When using microk8s, the various configurations that require a hostname must reference the cluster manager hostname. If you are using the microk8s built-in registry, ensure that you can access it from outside the cluster. After enabling it, edit the cert.d directory includes the hosts.toml file which allows access via the cluster manager hostname.
# /var/snap/microk8s/current/args/certs.d/
server = "http://HOSTNAME:32000"
[host."http://HOSTNAME:32000"]
capabilities = ["pull", "resolve", "push"]
plain-http = true
Do not use localhost with port forwarding; a bug blocks access using localhost.
In the Docker for Desktop settings (available from the Docker task icon), Docker Engine:
"insecure-registries" : ["HOSTNAME:32000"]
Where, HOSTNAME is the remote hostname.
Images in the yaml files (for the spark operator and skaffold) must refer to the hostname when using the built-in registry.
apiVersion: "sparkoperator.k8s.io/v1beta2"
kind: SparkApplication
...
image: "HOSTNAME:32000/k8sparkgha"
# Always update the image
imagePullPolicy: Always
apiVersion: skaffold/v2beta25
kind: Config
metadata:
name: gha
build:
tagPolicy:
# Ensure that skaffold marks the image as latest
sha256: {}
artifacts:
- image: HOSTNAME:32000/k8sparkgha
...
The image repository, for Cloud Code (IDE plugin), should be the cluster manager hostname and registry port (when using the built-in registry).
HOSTNAME:32000
Removing images from the microk8s built-in registry is not easy. See the prune.sh script, copied from microk8s cheat sheet.

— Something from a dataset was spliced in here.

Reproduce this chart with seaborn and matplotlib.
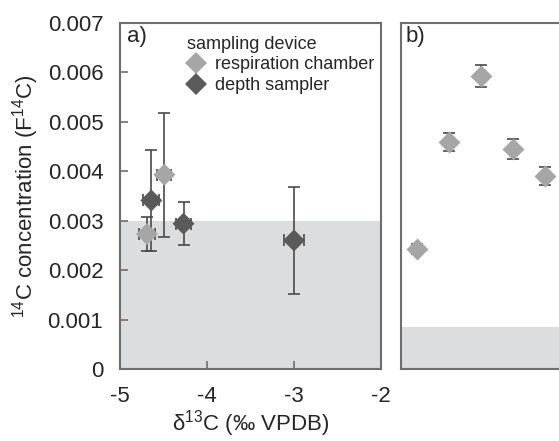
import numpy as np
import pandas as pd
import matplotlib
matplotlib.use('Agg')
import matplotlib.pyplot as plt
import seaborn as sns

# panel a: d13C vs F14C by sampling device
rc_d13c = [-4.69, -4.49]
rc_f14c = [0.00273, 0.00393]
rc_f14c_err = [0.00035, 0.00125]
rc_d13c_err = [0.09, 0.08]

ds_d13c = [-4.64, -4.27, -3.00]
ds_f14c = [0.00341, 0.00294, 0.00260]
ds_f14c_err = [0.00103, 0.00044, 0.00109]
ds_d13c_err = [0.09, 0.09, 0.11]

devices = ['respiration chamber', 'depth sampler']
limit_a = 0.003  # shaded blank level, panel a

# panel b: respiration chamber samples
b_sample = [1, 2, 3, 4, 5]
b_f14c = [0.00242, 0.00460, 0.00593, 0.00445, 0.00390]
b_f14c_err = [0.00010, 0.00018, 0.00023, 0.00020, 0.00018]
limit_b = 0.00084

y_ticks = [0, 0.001, 0.002, 0.003, 0.004, 0.005, 0.006, 0.007]
y_ticklabels = ['0', '0.001', '0.002', '0.003', '0.004', '0.005', '0.006', '0.007']
x_ticks = [-5, -4, -3, -2]
x_ticklabels = ['-5', '-4', '-3', '-2']

sns.set_style('ticks')
plt.rcParams['font.family'] = ['Liberation Sans', 'DejaVu Sans']
plt.rcParams['mathtext.fontset'] = 'custom'
plt.rcParams['mathtext.rm'] = 'Liberation Sans'
plt.rcParams['mathtext.it'] = 'Liberation Sans'
plt.rcParams['mathtext.default'] = 'regular'
plt.rcParams['axes.unicode_minus'] = False

light = '#a6a6a6'
dark = '#5a5a5a'
shade = '#dcdddf'
spine = '#6e6e6e'
ebar = '#4a4a4a'

df = pd.DataFrame({
    'd13C': rc_d13c + ds_d13c,
    'F14C': rc_f14c + ds_f14c,
    'sampling device': [devices[0]] * len(rc_d13c) + [devices[1]] * len(ds_d13c),
})
df_b = pd.DataFrame({'sample': b_sample, 'F14C': b_f14c})

fig = plt.figure(figsize=(5.59, 4.41), dpi=100)
ax = fig.add_axes([120 / 559, 1 - 369 / 441, 261 / 559, 346 / 441])
axb = fig.add_axes([401 / 559, 1 - 369 / 441, 200 / 559, 346 / 441])

# panel a
ax.set_axisbelow(False)
ax.axhspan(0, limit_a, color=shade, lw=0, zorder=0)
ax.errorbar(rc_d13c, rc_f14c, yerr=rc_f14c_err, xerr=rc_d13c_err, fmt='none',
            ecolor=ebar, elinewidth=1.2, capsize=4, capthick=1.2, zorder=2)
ax.errorbar(ds_d13c, ds_f14c, yerr=ds_f14c_err, xerr=ds_d13c_err, fmt='none',
            ecolor=ebar, elinewidth=1.2, capsize=4, capthick=1.2, zorder=2)
sns.scatterplot(data=df, x='d13C', y='F14C', hue='sampling device',
                palette=[light, dark], marker='D', s=125, linewidth=0,
                ax=ax, zorder=3)
ax.set_xlim(-5, -2)
ax.set_ylim(0, 0.007)
ax.set_xticks(x_ticks)
ax.set_xticklabels(x_ticklabels)
ax.set_yticks(y_ticks)
ax.set_yticklabels(y_ticklabels)
ax.tick_params(direction='in', length=6, width=1.2, color=spine, labelsize=16)
ax.tick_params(axis='y', pad=12)
ax.tick_params(axis='x', pad=12)
ax.set_xlabel('δ$^{13}$C (‰ VPDB)', fontsize=16, labelpad=1)
ax.set_ylabel('$^{14}$C concentration (F$^{14}$C)', fontsize=16, labelpad=5)
for s in ax.spines.values():
    s.set_visible(True)
    s.set_color(spine)
    s.set_linewidth(1.5)
ax.text(0.025, 0.99, 'a)', transform=ax.transAxes, ha='left', va='top', fontsize=16)
sns.move_legend(ax, 'upper left', bbox_to_anchor=(0.21, 1.0), frameon=False,
                fontsize=13, title_fontsize=13, handletextpad=0.55,
                handlelength=1.0, labelspacing=0.2, borderaxespad=0.3,
                alignment='left')

# panel b
axb.set_axisbelow(False)
axb.axhspan(0, limit_b, color=shade, lw=0, zorder=0)
axb.errorbar(b_sample, b_f14c, yerr=b_f14c_err, fmt='none', ecolor=ebar,
             elinewidth=1.2, capsize=4, capthick=1.2, zorder=2)
sns.scatterplot(data=df_b, x='sample', y='F14C', color=light, marker='D',
                s=125, linewidth=0, ax=axb, zorder=3, legend=False)
axb.set_xlim(0.5, 6.75)
axb.set_ylim(0, 0.007)
axb.set_xticks([])
axb.set_yticks([])
axb.set_xlabel('')
axb.set_ylabel('')
for s in axb.spines.values():
    s.set_visible(True)
    s.set_color(spine)
    s.set_linewidth(1.5)
axb.text(0.025, 0.99, 'b)', transform=axb.transAxes, ha='left', va='top', fontsize=16)

fig.savefig('out.png', dpi=100)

Applications on the cluster are exposed through ports, which may be only accessible from within the cluster. When using a remote cluster, use kubectl port-forward to access the cluster ports from your local computer. Here are some common ports:
Spark UI (at 4040)
kubectl port-forward --namespace=default --address localhost service/gha-ui-svc 4040:4040
Kubernetes Dashboard (at 10443)
kubectl port-forward -n kube-system service/kubernetes-dashboard 10443:443
Kubernetes Docker private registry (at 32000); typically, unnecessary. Instead, use the cluster manager node in image references.
kubectl port-forward --namespace=container-registry --address localhost service/registry 32000:5000
To access the Kubernetes Dashboard, you'll need to obtain a token. See the dashboard instructions.

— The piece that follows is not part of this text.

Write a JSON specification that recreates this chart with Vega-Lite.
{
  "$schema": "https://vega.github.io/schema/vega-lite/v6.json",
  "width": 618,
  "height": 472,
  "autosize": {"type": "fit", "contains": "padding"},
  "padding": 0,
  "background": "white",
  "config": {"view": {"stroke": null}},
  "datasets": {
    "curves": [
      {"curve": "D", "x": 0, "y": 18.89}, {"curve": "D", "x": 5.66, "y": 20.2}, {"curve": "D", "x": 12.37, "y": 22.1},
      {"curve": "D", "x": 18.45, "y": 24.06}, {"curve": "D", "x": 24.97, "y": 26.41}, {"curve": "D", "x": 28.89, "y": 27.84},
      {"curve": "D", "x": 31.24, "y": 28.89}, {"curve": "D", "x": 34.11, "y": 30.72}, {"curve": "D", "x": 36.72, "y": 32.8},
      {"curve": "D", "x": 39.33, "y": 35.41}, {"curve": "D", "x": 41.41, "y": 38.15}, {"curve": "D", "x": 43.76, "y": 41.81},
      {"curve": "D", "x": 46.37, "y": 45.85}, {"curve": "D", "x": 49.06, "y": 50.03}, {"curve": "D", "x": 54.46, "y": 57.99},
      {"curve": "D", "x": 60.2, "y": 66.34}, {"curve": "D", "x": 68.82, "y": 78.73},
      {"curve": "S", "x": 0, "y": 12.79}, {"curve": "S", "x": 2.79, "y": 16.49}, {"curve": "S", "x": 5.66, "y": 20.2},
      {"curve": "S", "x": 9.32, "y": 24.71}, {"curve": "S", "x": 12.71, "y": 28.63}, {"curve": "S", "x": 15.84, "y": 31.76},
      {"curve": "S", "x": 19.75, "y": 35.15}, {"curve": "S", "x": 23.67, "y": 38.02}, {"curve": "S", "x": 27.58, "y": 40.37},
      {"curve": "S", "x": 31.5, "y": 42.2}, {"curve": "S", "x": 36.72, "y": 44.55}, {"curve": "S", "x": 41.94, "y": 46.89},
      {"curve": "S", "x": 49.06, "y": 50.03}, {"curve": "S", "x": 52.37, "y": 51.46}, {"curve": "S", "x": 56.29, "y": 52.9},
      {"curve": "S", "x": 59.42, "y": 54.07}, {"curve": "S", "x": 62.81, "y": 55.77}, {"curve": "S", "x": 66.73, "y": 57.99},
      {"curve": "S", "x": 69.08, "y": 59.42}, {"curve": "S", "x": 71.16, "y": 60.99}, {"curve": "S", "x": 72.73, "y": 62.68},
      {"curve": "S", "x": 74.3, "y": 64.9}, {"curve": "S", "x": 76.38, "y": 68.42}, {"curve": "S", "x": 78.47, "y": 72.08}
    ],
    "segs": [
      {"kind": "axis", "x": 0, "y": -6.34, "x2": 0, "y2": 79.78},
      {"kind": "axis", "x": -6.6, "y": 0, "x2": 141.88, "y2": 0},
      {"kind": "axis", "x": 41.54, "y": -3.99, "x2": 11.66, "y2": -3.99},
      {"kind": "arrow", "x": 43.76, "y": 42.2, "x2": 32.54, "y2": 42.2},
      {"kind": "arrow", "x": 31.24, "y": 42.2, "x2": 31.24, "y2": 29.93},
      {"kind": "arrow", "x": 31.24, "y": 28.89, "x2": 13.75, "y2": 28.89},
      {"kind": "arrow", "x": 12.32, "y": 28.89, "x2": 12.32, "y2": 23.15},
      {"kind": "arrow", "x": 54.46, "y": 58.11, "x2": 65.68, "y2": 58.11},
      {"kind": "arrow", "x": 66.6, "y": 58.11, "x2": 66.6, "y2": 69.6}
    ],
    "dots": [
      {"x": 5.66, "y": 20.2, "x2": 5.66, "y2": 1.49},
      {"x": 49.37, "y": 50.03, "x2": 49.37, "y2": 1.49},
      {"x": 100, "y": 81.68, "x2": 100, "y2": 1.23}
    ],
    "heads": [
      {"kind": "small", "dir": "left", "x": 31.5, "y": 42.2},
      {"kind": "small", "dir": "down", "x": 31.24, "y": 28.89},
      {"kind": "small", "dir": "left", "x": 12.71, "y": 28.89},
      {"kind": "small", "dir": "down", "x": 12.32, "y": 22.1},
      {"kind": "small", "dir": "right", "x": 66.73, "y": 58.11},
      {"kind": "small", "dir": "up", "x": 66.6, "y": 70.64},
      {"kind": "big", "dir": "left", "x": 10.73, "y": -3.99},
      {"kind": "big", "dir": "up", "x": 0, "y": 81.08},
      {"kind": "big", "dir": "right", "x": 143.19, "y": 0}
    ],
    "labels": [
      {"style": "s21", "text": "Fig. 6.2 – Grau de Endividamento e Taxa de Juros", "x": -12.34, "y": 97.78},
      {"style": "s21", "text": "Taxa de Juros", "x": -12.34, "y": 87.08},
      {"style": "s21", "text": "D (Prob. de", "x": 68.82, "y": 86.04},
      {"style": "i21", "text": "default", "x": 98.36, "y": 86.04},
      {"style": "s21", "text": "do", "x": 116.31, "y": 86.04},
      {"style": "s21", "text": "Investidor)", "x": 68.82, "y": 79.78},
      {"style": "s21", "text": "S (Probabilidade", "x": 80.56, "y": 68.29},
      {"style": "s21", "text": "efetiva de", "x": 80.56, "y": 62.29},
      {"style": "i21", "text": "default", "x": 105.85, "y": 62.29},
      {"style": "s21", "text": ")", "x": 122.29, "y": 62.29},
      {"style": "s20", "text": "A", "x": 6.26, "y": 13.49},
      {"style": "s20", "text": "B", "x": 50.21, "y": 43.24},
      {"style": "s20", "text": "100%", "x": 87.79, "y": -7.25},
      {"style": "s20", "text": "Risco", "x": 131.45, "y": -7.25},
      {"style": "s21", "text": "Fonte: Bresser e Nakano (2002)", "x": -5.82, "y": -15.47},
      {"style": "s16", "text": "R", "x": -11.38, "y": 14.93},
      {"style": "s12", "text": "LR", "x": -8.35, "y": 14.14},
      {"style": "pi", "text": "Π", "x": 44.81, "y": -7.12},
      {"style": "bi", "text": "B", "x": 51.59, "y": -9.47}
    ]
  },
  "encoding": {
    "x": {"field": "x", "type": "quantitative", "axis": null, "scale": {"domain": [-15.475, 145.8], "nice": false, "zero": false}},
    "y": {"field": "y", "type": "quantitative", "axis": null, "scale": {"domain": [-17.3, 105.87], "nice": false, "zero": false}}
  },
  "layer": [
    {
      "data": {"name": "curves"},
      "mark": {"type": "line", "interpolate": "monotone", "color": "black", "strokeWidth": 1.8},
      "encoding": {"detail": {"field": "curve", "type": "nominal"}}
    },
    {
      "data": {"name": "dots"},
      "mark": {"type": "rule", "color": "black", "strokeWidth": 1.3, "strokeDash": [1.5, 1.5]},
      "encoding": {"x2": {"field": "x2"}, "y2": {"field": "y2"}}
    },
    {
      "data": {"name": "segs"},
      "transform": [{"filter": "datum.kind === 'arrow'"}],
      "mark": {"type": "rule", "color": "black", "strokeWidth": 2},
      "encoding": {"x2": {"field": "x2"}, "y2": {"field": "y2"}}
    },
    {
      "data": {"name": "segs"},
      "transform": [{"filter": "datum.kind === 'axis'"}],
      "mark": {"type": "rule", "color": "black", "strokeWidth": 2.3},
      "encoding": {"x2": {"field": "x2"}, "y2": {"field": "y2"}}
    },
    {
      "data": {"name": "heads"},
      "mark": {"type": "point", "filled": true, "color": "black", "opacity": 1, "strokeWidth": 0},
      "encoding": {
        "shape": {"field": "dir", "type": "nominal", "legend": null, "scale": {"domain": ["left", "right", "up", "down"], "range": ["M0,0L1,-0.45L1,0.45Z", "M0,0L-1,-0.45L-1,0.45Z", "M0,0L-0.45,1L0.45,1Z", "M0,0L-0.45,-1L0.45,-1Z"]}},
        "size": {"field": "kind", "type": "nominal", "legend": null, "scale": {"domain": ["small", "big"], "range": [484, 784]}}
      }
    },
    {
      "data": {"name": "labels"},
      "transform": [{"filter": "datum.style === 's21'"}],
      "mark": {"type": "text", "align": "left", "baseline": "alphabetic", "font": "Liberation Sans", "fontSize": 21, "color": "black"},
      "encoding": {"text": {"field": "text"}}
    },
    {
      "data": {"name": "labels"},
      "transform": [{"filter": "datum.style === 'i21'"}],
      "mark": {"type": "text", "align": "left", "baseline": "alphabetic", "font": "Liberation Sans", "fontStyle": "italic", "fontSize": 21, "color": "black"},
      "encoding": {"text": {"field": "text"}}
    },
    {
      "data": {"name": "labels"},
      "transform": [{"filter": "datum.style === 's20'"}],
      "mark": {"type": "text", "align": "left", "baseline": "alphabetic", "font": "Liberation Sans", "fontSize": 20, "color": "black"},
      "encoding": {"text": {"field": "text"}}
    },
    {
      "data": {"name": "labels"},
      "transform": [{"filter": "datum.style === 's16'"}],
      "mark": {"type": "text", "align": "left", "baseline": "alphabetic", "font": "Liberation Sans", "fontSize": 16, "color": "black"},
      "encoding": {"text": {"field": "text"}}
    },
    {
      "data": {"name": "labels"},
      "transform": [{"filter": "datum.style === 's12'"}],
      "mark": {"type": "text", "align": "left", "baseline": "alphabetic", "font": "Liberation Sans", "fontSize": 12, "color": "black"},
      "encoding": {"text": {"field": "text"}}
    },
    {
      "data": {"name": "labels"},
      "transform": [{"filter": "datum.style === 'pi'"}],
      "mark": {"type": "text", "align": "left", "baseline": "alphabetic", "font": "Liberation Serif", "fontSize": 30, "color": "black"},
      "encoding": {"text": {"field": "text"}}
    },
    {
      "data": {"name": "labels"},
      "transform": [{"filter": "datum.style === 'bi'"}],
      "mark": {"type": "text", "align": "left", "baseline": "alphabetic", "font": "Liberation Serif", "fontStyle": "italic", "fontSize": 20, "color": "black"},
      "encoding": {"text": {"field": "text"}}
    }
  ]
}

token=$(microk8s kubectl -n kube-system get secret | grep default-token | cut -d " " -f1)
microk8s kubectl -n kube-system describe secret $token
You can build your own Docker image to run custom spark applications. Review this explanation of using Spark Docker image on Kubernetes. Review the images on datamechanics/spark. After editing your docker file, build your image. Below, it is tagged in preparation for uploading to GCP. Note, that you need to use your own project name instead of my (gcr.io/project1), for GCP. Use your own account (login) ID instead MYID. In any case, this works on a local Docker for Desktop. (See docker_build.sh)
docker build -t MYID/myk8spark:1.0 -t MYID/myk8spark:latest \
-t gcr.io/project1/myk8spark:1.0 -t gcr.io/project1/myk8spark:latest .

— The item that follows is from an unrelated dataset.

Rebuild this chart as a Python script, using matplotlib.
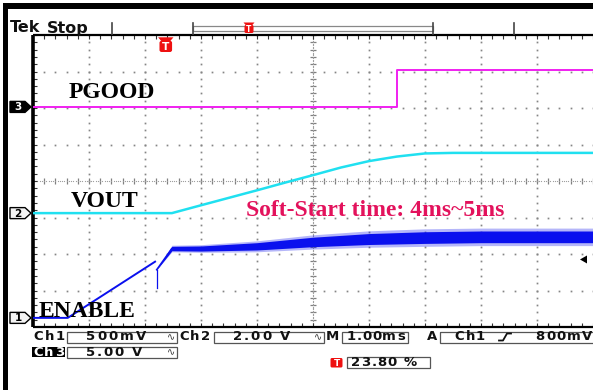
import numpy as np
import matplotlib
matplotlib.use("Agg")
import matplotlib.pyplot as plt
from matplotlib.patches import Polygon, Rectangle, FancyBboxPatch

# ---------------- data ----------------
# time in ms, voltages in V
enable_t = [0.0, 0.62, 2.18]
enable_v = [0.0, 0.0, 0.77]
enable_dip_t = [2.21, 2.21]
enable_dip_v = [0.66, 0.41]
enable_t2 = [2.21, 2.48, 3.0, 4.0, 5.0, 6.0, 7.0, 8.0, 9.0, 10.0]
enable_v2 = [0.66, 0.95, 0.95, 0.98, 1.04, 1.08, 1.10, 1.11, 1.11, 1.11]
enable_noise = [0.0, 0.03, 0.035, 0.05, 0.065, 0.075, 0.08, 0.08, 0.08, 0.08]

vout_t = [0.0, 2.48, 3.0, 3.5, 4.0, 4.5, 5.0, 5.5, 6.0, 6.5, 7.0, 7.5, 8.0, 10.0]
vout_v = [0.0, 0.0, 0.43, 0.84, 1.25, 1.67, 2.08, 2.50, 2.85, 3.10, 3.27, 3.30, 3.30, 3.30]

pgood_t = [0.0, 6.5, 6.5, 10.0]
pgood_v = [0.0, 0.0, 5.05, 5.05]

# channel settings: volts/div and ground position (divisions from bottom)
ch_scale = {1: 0.5, 2: 2.0, 3: 5.0}
ch_ground = {1: 0.25, 2: 3.12, 3: 6.03}
time_per_div = 1.0  # ms

status_ch1 = "500mV"
status_ch2 = "2.00 V"
status_ch3 = "5.00 V"
status_time = "1.00ms"
status_trig = "800mV"
status_pos = "23.80 %"
trig_pos_ms = 2.38

labels = ["PGOOD", "VOUT", "ENABLE"]
note = "Soft-Start time: 4ms~5ms"

# ---------------- figure ----------------
W, H = 593, 390
fig = plt.figure(figsize=(W / 100, H / 100), dpi=100)
fig.patch.set_facecolor("white")

L, T, R, B = 33, 35, 593, 327
ax = fig.add_axes([L / W, (H - B) / H, (R - L) / W, (B - T) / H])
ax.set_xlim(0, 10)
ax.set_ylim(0, 8)
ax.axis("off")

def to_div(v, ch):
    return ch_ground[ch] + np.asarray(v) / ch_scale[ch]

def to_x(t):
    return np.asarray(t) / time_per_div

# graticule dots
yf = np.arange(0, 8.001, 0.2)
xf = np.arange(0, 10.001, 0.2)
gcol = "#858585"
for gx in range(1, 10):
    if gx == 5:
        continue
    ax.plot([gx] * len(yf), yf, ls="none", marker="s", ms=1.25, color=gcol, mew=0)
for gy in range(1, 8):
    if gy == 4:
        continue
    ax.plot(xf, [gy] * len(xf), ls="none", marker="s", ms=1.25, color=gcol, mew=0)
# center lines with ticks
ax.plot([5] * len(yf), yf, ls="none", marker="_", ms=4, mew=0.9, color="#808080")
ax.plot(xf, [4] * len(xf), ls="none", marker="|", ms=4, mew=0.9, color="#808080")
yff = np.arange(0, 8.001, 0.04)
xff = np.arange(0, 10.001, 0.04)
ax.plot([5] * len(yff), yff, ls="none", marker="s", ms=0.8, color="#a0a0a0", mew=0)
ax.plot(xff, [4] * len(xff), ls="none", marker="s", ms=0.8, color="#a0a0a0", mew=0)
# edge ticks
ax.vlines(xf, 8 - 0.1, 8, color="#333", lw=0.8)
ax.vlines(xf, 0, 0.1, color="#333", lw=0.8)
ax.hlines(yf, 0, 0.07, color="#333", lw=0.8)
# frame
ax.plot([0, 0], [0, 8], color="black", lw=2.6, clip_on=False, solid_capstyle="butt")
ax.plot([0, 10], [8, 8], color="black", lw=1.6, clip_on=False, solid_capstyle="butt")
ax.plot([0, 10], [0, 0], color="black", lw=1.6, clip_on=False, solid_capstyle="butt")

# traces
mag = "#F020F0"
cya = "#20E0F0"
blu = "#0A10EE"
ax.plot(to_x(pgood_t), to_div(pgood_v, 3), color=mag, lw=1.4, zorder=4)
ax.plot(to_x(vout_t), to_div(vout_v, 2), color=cya, lw=1.8, zorder=4)
ax.plot(to_x(enable_t), to_div(enable_v, 1), color=blu, lw=1.4, zorder=4)
ax.plot(to_x(enable_dip_t), to_div(enable_dip_v, 1), color=blu, lw=0.9, zorder=4)
ev2 = np.array(enable_v2)
en = np.array(enable_noise)
ax.fill_between(to_x(enable_t2), to_div(ev2 - 1.5 * en, 1), to_div(ev2 + 1.5 * en, 1),
                color=blu, alpha=0.3, lw=0, zorder=4)
ax.fill_between(to_x(enable_t2), to_div(ev2 - en, 1), to_div(ev2 + en, 1),
                color=blu, lw=0, zorder=4)
ax.plot(to_x(enable_t2), to_div(ev2, 1), color=blu, lw=1.2, zorder=4)

# ---------------- overlay in pixel coordinates ----------------
ov = fig.add_axes([0, 0, 1, 1], zorder=5)
ov.set_xlim(0, W)
ov.set_ylim(H, 0)
ov.axis("off")

def py(div):
    return B - div * (B - T) / 8.0

def px(ms):
    return L + ms / time_per_div * (R - L) / 10.0

# black L-shaped border
ov.add_patch(Rectangle((2.5, 3), W, 6, color="black", lw=0))
ov.add_patch(Rectangle((2.5, 3), 5.5, H, color="black", lw=0))

# Tek Stop
ov.text(10, 32.5, "Tek", fontsize=11.5, fontweight="bold", family="DejaVu Sans", va="baseline", color="#111")
ov.text(47, 32.5, "Stop", fontsize=11.5, family="DejaVu Sans", va="baseline", color="#111", fontweight="semibold")

# record bar
for xx in (112, 193, 433, 514):
    ov.plot([xx, xx], [23, 34], color="#444", lw=1.2)
ov.add_patch(Rectangle((193, 26), 240, 4.5, facecolor="white", edgecolor="#888", lw=0.9))

def trig_marker(cx, cy, s):
    ov.add_patch(Polygon([(cx - s * 0.55, cy - s * 0.55), (cx + s * 0.55, cy - s * 0.55),
                          (cx + s * 0.25, cy - s * 0.2), (cx - s * 0.25, cy - s * 0.2)],
                         closed=True, color="#EE1111", lw=0))
    ov.add_patch(FancyBboxPatch((cx - s * 0.45, cy - s * 0.3), s * 0.9, s * 0.8,
                                boxstyle="round,pad=0,rounding_size=%g" % (s * 0.15),
                                color="#EE1111", lw=0))
    ov.text(cx, cy + s * 0.12, "T", color="white", fontsize=s * 0.55, fontweight="bold",
            ha="center", va="center", family="DejaVu Sans")

trig_marker(249, 28, 10)
trig_marker(px(trig_pos_ms) - 0.5, 45, 14)

# channel markers
def ch_marker(ch, filled):
    c = py(ch_ground[ch])
    pts = [(10, c - 5.5), (25, c - 5.5), (31, c), (25, c + 5.5), (10, c + 5.5)]
    ov.add_patch(Polygon(pts, closed=True, facecolor="black" if filled else "#f4f4f4",
                         edgecolor="black", lw=1.0))
    ov.text(18, c + 0.5, str(ch), color="white" if filled else "black", fontsize=7.5,
            fontweight="bold", ha="center", va="center", family="DejaVu Sans")

ch_marker(3, True)
ch_marker(2, False)
ch_marker(1, False)

# trigger level arrow
tl = py(ch_ground[1] + 0.8 / ch_scale[1])
ov.add_patch(Polygon([(580, tl), (587, tl - 4), (587, tl + 4)], closed=True, color="black", lw=0))

# labels
sfont = dict(family="Liberation Serif", fontweight="bold", fontsize=17, va="baseline")
ov.text(69, 98, labels[0], color="black", **sfont)
ov.text(71, 207, labels[1], color="black", **sfont)
ov.text(39, 317, labels[2], color="black", **sfont)
ov.text(246, 216, note, color="#E3125C", **sfont)

# status area: characters spread over a span, Tek-style wide lettering
cw = {"m": 1.45, ".": 0.6, " ": 0.6, "V": 1.1, "C": 1.1, "1": 0.9, "%": 1.2, "M": 1.2}

def chars(s, x0, x1, y, color="#111", size=9.5):
    ws = [cw.get(c, 1.0) for c in s]
    tot = sum(ws)
    acc = 0.0
    for c, w in zip(s, ws):
        xc = x0 + (acc + w / 2) / tot * (x1 - x0)
        acc += w
        if c != " ":
            ov.text(xc, y, c, ha="center", va="center", color=color,
                    fontsize=size, fontweight="bold", family="DejaVu Sans")

def box(x0, x1, y0, y1):
    ov.add_patch(Rectangle((x0, y0), x1 - x0, y1 - y0, facecolor="none", edgecolor="#555", lw=0.9))

def bw(x, y):
    ov.text(x, y, "∿", fontsize=7, ha="center", va="center", color="#333", family="DejaVu Sans")

r1, r2, r3 = 337, 352, 362.5
chars("Ch1", 32, 65, r1)
box(67, 177, 331.5, 343)
chars(status_ch1, 85, 147, r1)
bw(171, r1)
chars("Ch2", 178, 211, r1)
box(214, 324, 331.5, 343)
chars(status_ch2, 232, 291, r1)
bw(318, r1)
chars("M", 325, 340, r1)
box(342, 408, 331.5, 343)
chars(status_time, 347, 406, r1)
chars("A", 427, 438, r1)
box(440, 600, 331.5, 343)
chars("Ch1", 453, 485, r1)
ov.plot([499, 503, 507, 511], [340.5, 340.5, 333.5, 333.5], color="#111", lw=1.3)
chars(status_trig, 535, 593, r1)

ov.add_patch(Rectangle((32, 347), 33, 10, color="black", lw=0))
chars("Ch3", 32, 65, r2, color="white")
box(67, 177, 346.5, 357.5)
chars(status_ch3, 85, 143, r2)
bw(171, r2)

ov.add_patch(FancyBboxPatch((330.5, 358), 12, 9.5, boxstyle="round,pad=0,rounding_size=1.5",
                            color="#EE1111", lw=0))
ov.text(336.5, 363, "T", color="white", fontsize=6.5, fontweight="bold", ha="center",
        va="center", family="DejaVu Sans")
box(347, 430, 357, 368)
chars(status_pos, 350, 416, r3)

fig.savefig("out.png", dpi=100, facecolor="white")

After building the image, open a terminal to it to see that it's correct. (Your image name may be different.)
docker run -it myk8spark /bin/bash
Try your program, which will be in the location copied by the Dockerfile and referenced in the spark operator yaml file (mainApplicationFile).
$SPARK_HOME/bin/spark-submit k8spark/runpi.py
If your application uses custom ports, you'll need to expose them. See this explanation of accessing the Spark UI on Kubernetes.
The Cloud Code (IDE plugin) can build and deploy the spark application.
- Ensure that the Deployment Configuration points to the correct image repository. It is likley to be localhost:32000 (local cluster) or HOSTNAME:32000 (remote cluster) or some public repository (like DockerHub)
- Ensure that the Kubeconfig file setting is correct in the advanced Deployment Configuration
- The skaffold file should (generally) use the sha256 tag so that new images are deployed.